The system under development is all encompassing – tyres, tyre-sensors, cameras, algorithms, brake actuation and the human-machine interface.

The company’s developers are focused on predicting and managing the risk of aquaplaning. The objective is to detect a possible front-wheels floating situation as early as possible to trigger an early warning to the driver. Using signals from surround view cameras and tyre-mounted etis (electronic tyre information system) sensors, an early warning concerning the approaching aquaplaning situation is provided to the driver.

Continental is also working on the control and stabilisation of vehicles in aquaplaning situations, such as torque vectoring by individual wheel braking.

Aquaplaning conditions can also occur unexpectedly with no opportunity for advance warning. In such cases, the potential risk to other vehicles on the road can be mitigated by early communications via V2X technology, facilitating a network of solidarity where one vehicle acts as a safety sensor for all other vehicles and not just those in its direct vicinity. This information could be provided to vehicles that could potentially be affected, so they are able to adjust their driving functions to the aquaplaning conditions.

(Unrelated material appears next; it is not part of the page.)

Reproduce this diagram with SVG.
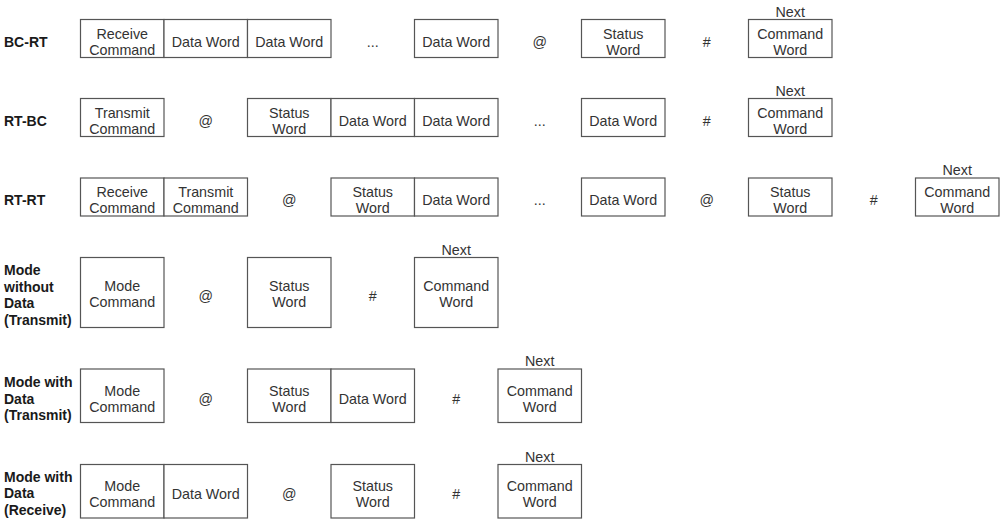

To detect aquaplaning situations, video images from surround-view cameras mounted in the side mirrors, the grille and rear are analysed.

“When there is a lot of water on the road, the camera images show a specific splash and spray pattern from the tyres that can be detected as aquaplaning in its early phase,” said Hartmann.

For example, excessive water displacement in all directions underneath the tyre is a characteristic attribute. During the first testing phase, the wetness recognition algorithms delivered a very high hit ratio in predicting potential aquaplaning conditions.

In addition to image information, Continental uses information from tyres to detect the risk of aquaplaning. In this concept, signals from the etis sensors, mounted on the tyre’s inner liner, are computed.

“We use the accelerometer signal from the electronic tyre information system to look for a specific signal pattern,” said Andreas Wolf, head of Continental's body and security business unit.

A tyre model processes the incoming radial acceleration of the part of the tyre that is in contact with the road. For wet roads – when enough water is transported out of the tire tread to ensure an appropriate grip – the signal shows a distinct pattern. As soon as a wedge of water begins to form in front of the tyre footprint region and there is excessive water on the road, the acceleration signal begins to oscillate in a characteristic way, indicating an early risk of aquaplaning. Since the etis sensors can also detect the remaining tyre tread depth, a safe speed for a given wet road condition can be calculated and communicated to the driver.

Testing has shown that future aquaplaning assistance will also have the potential to intervene in an actual aquaplaning situation by applying the rear brakes in a controlled way to establish a degree of torque vectoring to maintain vehicle manoeuvrability within physical limits.

Not only is aquaplaning a challenge to the driver, but it is also difficult to pin down how many country road and highway accidents in wet road conditions are caused by floating front wheels.

“This is one of the last white spots on the strategic map towards greater road safety,” said Hartmann.

But drivers must continue to consider a general rule: adjusting their speed to wet roads and keeping an eye on the tyre’s tread depth. Since aquaplaning depends on tread depth, the height of the water on the road and speed, Continental recommends renewing summer tyres with three millimetres of residual tread depth. Below this limit, the risk of aquaplaning increases significantly.